Data excerpt.

═══

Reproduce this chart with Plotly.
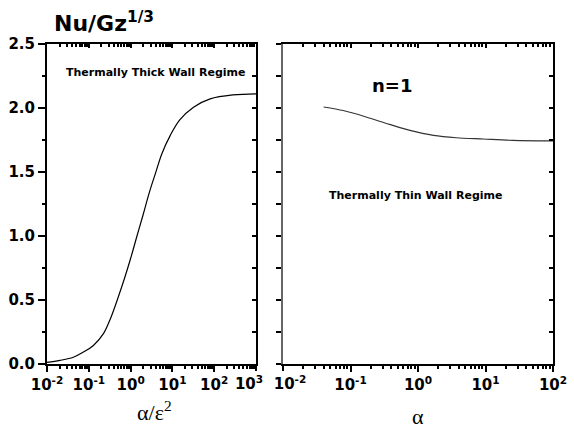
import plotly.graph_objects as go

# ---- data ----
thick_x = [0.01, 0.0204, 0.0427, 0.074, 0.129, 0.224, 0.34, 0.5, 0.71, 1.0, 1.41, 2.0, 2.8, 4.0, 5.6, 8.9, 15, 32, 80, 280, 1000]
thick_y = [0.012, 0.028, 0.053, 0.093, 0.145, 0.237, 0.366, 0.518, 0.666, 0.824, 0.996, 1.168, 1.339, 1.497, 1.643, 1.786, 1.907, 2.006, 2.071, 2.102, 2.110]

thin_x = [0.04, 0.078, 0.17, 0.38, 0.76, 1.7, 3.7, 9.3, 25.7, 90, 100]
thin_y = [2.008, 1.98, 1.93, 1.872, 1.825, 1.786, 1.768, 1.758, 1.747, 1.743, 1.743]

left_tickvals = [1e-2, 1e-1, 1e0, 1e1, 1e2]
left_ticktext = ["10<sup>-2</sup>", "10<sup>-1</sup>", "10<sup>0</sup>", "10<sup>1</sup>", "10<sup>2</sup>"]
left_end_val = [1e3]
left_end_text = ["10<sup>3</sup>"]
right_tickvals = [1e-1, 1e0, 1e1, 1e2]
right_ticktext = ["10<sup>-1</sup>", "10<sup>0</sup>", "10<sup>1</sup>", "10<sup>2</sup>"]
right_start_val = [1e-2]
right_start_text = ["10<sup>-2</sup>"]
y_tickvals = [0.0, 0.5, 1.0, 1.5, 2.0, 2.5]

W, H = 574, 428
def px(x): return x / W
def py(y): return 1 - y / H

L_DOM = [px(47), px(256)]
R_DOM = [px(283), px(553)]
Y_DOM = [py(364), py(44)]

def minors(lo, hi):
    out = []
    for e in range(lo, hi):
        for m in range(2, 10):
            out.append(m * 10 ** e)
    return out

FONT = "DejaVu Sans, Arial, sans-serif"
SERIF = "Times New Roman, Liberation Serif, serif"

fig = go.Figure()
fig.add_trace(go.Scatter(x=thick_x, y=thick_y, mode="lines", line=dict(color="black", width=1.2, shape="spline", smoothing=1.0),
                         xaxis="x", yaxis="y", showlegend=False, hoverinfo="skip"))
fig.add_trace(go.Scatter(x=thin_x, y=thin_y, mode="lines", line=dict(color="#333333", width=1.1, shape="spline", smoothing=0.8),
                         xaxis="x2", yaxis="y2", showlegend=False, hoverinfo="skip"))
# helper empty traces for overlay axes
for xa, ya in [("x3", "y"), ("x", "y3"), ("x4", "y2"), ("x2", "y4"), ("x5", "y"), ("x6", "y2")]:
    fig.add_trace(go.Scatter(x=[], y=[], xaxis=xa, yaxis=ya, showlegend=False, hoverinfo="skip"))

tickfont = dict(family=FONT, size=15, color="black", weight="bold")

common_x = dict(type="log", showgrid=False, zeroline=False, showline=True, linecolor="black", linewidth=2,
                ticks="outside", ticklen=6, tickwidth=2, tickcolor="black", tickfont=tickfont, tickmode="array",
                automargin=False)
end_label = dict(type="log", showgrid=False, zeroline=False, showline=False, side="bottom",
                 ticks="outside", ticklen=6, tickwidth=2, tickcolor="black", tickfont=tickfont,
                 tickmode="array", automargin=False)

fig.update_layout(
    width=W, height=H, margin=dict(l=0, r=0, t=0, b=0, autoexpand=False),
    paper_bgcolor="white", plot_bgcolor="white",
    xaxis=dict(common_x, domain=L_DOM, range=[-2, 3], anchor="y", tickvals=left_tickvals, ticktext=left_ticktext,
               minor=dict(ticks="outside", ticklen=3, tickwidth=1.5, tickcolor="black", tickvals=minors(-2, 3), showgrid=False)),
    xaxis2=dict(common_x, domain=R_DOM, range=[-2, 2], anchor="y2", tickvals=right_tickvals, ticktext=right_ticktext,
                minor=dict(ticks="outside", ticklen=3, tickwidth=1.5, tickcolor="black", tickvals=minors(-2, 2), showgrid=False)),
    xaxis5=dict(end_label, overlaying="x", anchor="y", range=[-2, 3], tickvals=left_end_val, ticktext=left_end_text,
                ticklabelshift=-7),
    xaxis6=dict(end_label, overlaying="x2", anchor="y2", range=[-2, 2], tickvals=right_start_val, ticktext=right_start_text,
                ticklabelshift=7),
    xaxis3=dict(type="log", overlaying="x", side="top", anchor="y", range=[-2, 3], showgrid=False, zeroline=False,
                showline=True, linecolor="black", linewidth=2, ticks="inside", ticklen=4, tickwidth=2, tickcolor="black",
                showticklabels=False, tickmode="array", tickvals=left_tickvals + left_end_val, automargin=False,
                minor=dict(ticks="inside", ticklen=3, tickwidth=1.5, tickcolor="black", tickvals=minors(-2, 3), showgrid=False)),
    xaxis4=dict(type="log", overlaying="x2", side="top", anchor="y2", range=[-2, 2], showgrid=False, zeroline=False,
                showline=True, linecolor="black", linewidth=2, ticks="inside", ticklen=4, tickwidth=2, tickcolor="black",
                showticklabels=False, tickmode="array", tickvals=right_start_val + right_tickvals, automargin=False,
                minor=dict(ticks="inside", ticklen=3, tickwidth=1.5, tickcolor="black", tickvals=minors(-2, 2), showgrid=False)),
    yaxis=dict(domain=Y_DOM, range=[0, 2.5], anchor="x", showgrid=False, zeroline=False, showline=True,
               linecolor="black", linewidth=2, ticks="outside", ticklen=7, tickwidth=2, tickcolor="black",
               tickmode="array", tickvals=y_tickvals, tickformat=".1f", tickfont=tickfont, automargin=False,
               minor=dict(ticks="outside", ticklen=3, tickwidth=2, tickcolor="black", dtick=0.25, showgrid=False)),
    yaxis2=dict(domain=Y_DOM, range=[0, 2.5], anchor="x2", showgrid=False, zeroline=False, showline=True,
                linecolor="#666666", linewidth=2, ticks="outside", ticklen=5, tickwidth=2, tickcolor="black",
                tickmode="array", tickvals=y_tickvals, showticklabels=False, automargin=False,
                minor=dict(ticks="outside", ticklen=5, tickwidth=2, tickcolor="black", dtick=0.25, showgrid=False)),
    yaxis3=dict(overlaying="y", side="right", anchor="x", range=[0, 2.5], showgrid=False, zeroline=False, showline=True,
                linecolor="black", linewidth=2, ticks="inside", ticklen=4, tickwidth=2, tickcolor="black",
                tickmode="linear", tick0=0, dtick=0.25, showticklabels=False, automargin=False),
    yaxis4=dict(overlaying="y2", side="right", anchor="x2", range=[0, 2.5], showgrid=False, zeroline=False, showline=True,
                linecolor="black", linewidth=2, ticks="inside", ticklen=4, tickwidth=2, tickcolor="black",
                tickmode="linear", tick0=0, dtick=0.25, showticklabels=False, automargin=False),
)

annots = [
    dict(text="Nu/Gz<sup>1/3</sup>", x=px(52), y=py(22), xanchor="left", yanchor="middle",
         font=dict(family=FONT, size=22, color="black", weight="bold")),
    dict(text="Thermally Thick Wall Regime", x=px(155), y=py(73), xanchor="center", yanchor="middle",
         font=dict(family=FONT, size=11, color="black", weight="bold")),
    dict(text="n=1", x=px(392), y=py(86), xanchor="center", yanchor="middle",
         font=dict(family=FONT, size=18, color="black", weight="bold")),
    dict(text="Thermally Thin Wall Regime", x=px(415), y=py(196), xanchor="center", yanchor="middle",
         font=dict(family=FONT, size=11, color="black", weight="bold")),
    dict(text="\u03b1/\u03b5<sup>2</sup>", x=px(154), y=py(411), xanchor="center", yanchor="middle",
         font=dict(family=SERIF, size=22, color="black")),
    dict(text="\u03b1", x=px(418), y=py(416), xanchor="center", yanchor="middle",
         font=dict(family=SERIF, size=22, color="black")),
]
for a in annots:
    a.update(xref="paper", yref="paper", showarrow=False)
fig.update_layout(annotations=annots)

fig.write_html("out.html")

═══

Instructions to follow. Every line from the start of the listing above through the line with "New Roman, Liberation" should be repeated exactly; skip the pictures and add nothing else.

Response.
Reproduce this chart with Plotly.
import plotly.graph_objects as go

# ---- data ----
thick_x = [0.01, 0.0204, 0.0427, 0.074, 0.129, 0.224, 0.34, 0.5, 0.71, 1.0, 1.41, 2.0, 2.8, 4.0, 5.6, 8.9, 15, 32, 80, 280, 1000]
thick_y = [0.012, 0.028, 0.053, 0.093, 0.145, 0.237, 0.366, 0.518, 0.666, 0.824, 0.996, 1.168, 1.339, 1.497, 1.643, 1.786, 1.907, 2.006, 2.071, 2.102, 2.110]

thin_x = [0.04, 0.078, 0.17, 0.38, 0.76, 1.7, 3.7, 9.3, 25.7, 90, 100]
thin_y = [2.008, 1.98, 1.93, 1.872, 1.825, 1.786, 1.768, 1.758, 1.747, 1.743, 1.743]

left_tickvals = [1e-2, 1e-1, 1e0, 1e1, 1e2]
left_ticktext = ["10<sup>-2</sup>", "10<sup>-1</sup>", "10<sup>0</sup>", "10<sup>1</sup>", "10<sup>2</sup>"]
left_end_val = [1e3]
left_end_text = ["10<sup>3</sup>"]
right_tickvals = [1e-1, 1e0, 1e1, 1e2]
right_ticktext = ["10<sup>-1</sup>", "10<sup>0</sup>", "10<sup>1</sup>", "10<sup>2</sup>"]
right_start_val = [1e-2]
right_start_text = ["10<sup>-2</sup>"]
y_tickvals = [0.0, 0.5, 1.0, 1.5, 2.0, 2.5]

W, H = 574, 428
def px(x): return x / W
def py(y): return 1 - y / H

L_DOM = [px(47), px(256)]
R_DOM = [px(283), px(553)]
Y_DOM = [py(364), py(44)]

def minors(lo, hi):
    out = []
    for e in range(lo, hi):
        for m in range(2, 10):
            out.append(m * 10 ** e)
    return out

FONT = "DejaVu Sans, Arial, sans-serif"
SERIF = "Times New Roman, Liberation Serif, serif"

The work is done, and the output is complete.